Oh yeah, forgot to type, wasn’t it Buccaneers World or Pirates World before, in the late 60s and 70s?
No. Pirates World was a completely different park, east of US1 on Sheridan.
New waterpark going in at Lockhart staduim in Fort Lauderdale. Huge German company is building it. Will be awesome
as a former (original) employee of the park Water Safety Supervisor) this is a nice story and tribute to Atlantis and those of us that ran the place … But the story is not completely accurate although close … still a decent story
You mean the part about there never being an accident or injury
My dad and I both used to work there he was a security supervisor and I was a manager of the chicken nugget stand in the back by the slides I loved this places especially on the weekends when they had the radio stations there and the jaws movies were awesome!
My aunt took me to Atlantis when I was visiting from NYC (live in Miami now). I remember having a blast.
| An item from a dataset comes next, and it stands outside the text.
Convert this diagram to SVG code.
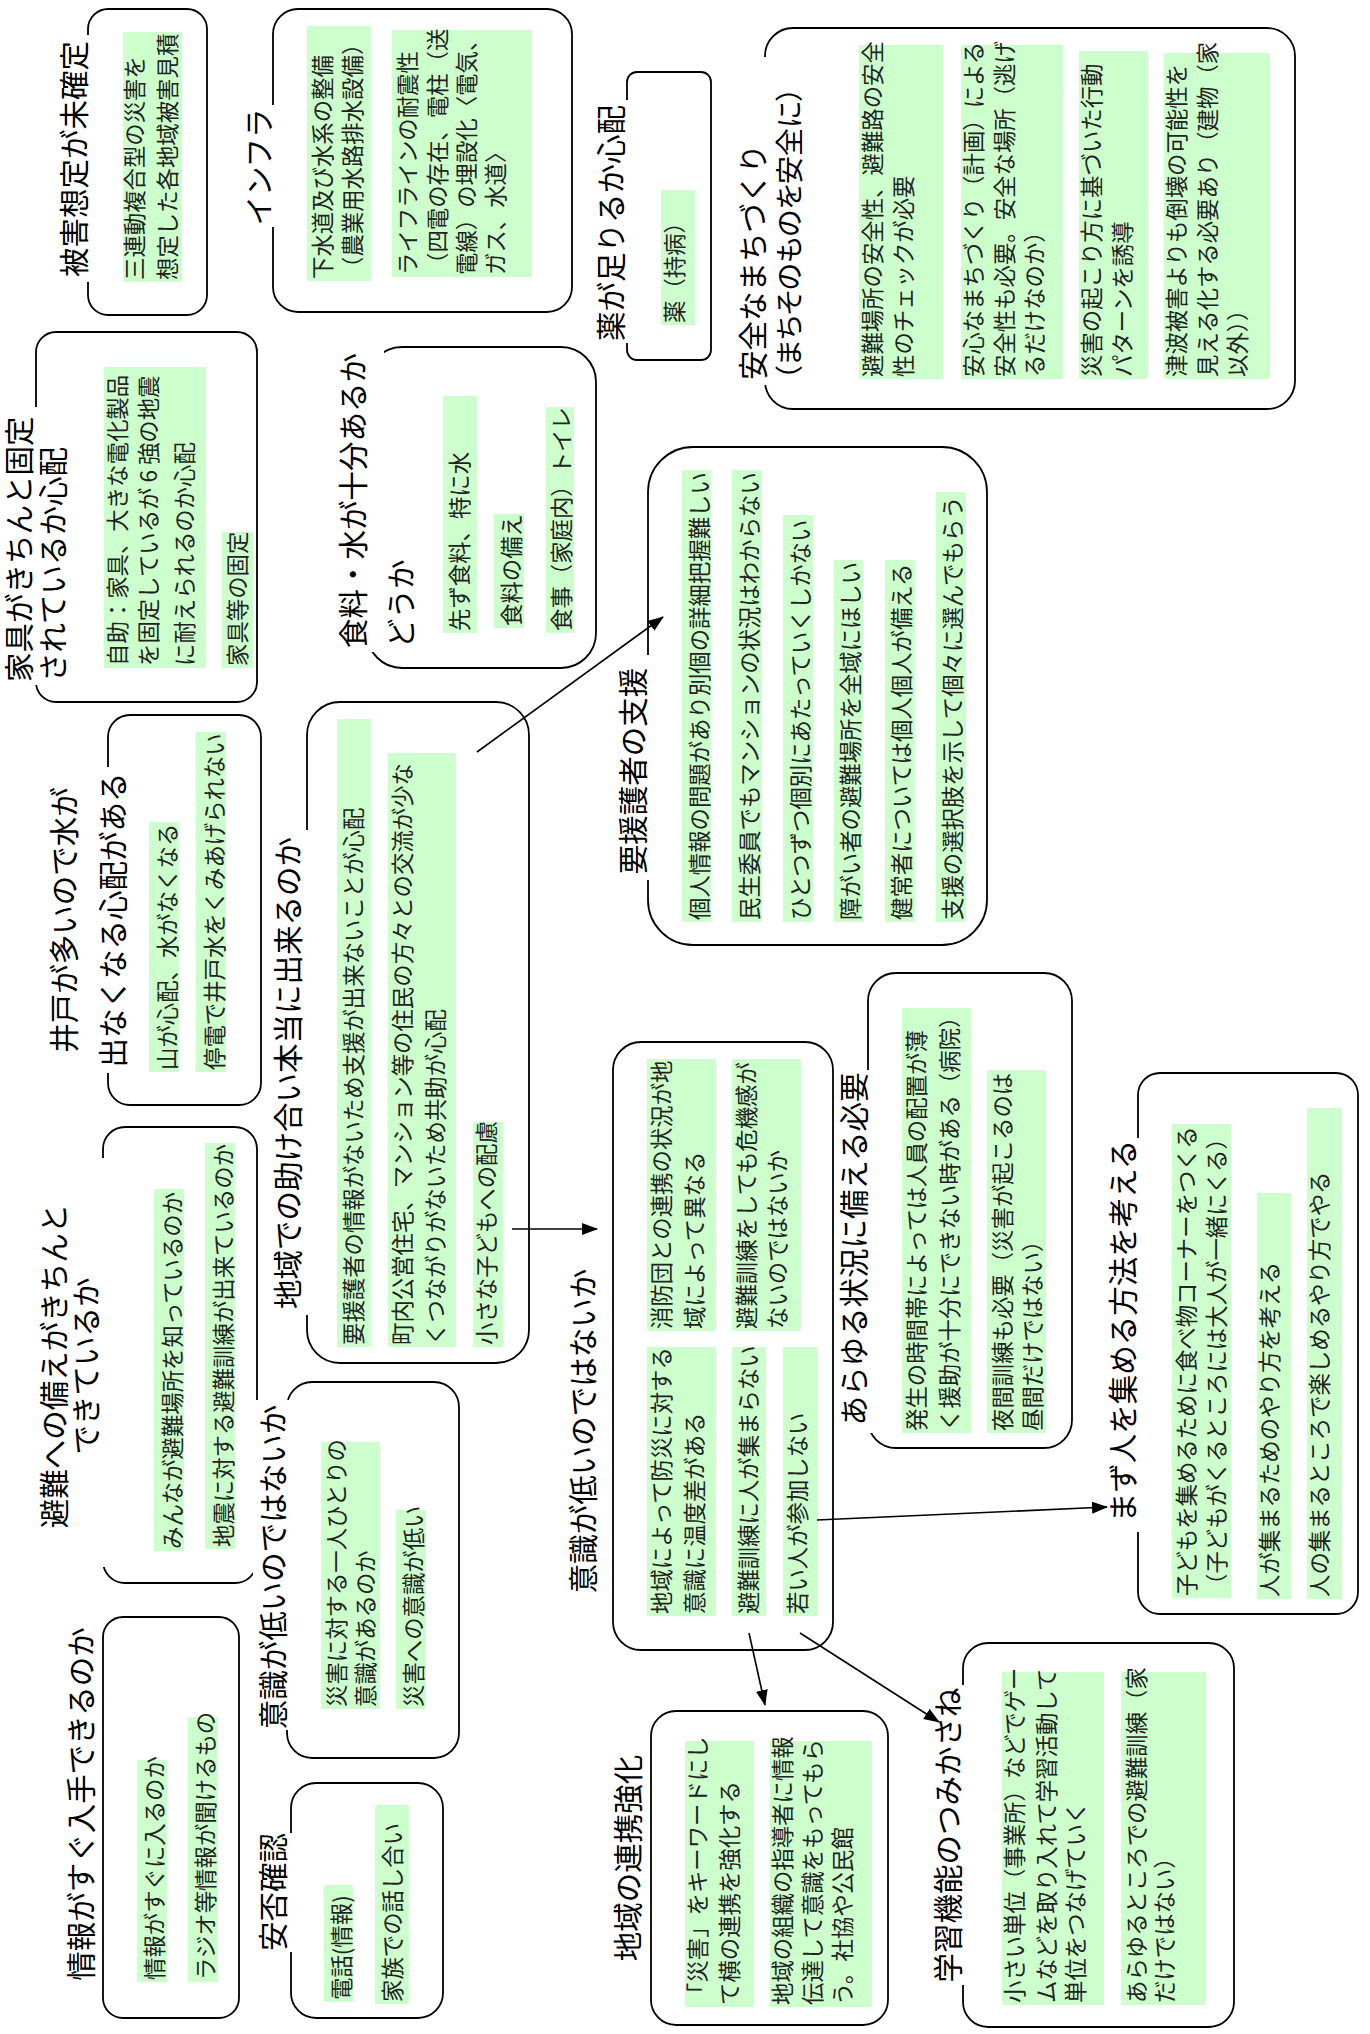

The facts are way out of date now– the sub is long gone for example. And the film WAS eventually released– a Bud Spencer film titled “Superfantagenio”. I wrote him asking for permission to use the SFA clips on my site but never heard back. ML
I was born in the summer of “88” so I was only 4 yrs old in “92” when the park closed I will never forget the memory I have from the ” kitty car wash” they had I will always remember how scared I was of the falling water from both sides nd being on the inside feeling trapped but after I came out nd started to actually like it but won’t ever forget the fear from it at first. I asked my mom where the place with the “kitty car wash” was so I can take my kids nd come to find out it’s closed! So sad I can’t share my memory as a little girl with my daughter nd tell her how scared I was of it at first but began to like it…. I wish someone would reopen it the exact same way it was so long ago y do such good places have to change nd be closed?
I was 13 when the park first opened. Been there dozens of times and had three birthday parties there. It is quite peculiar that a park like this could not do well financially. It was a great experience for a kid.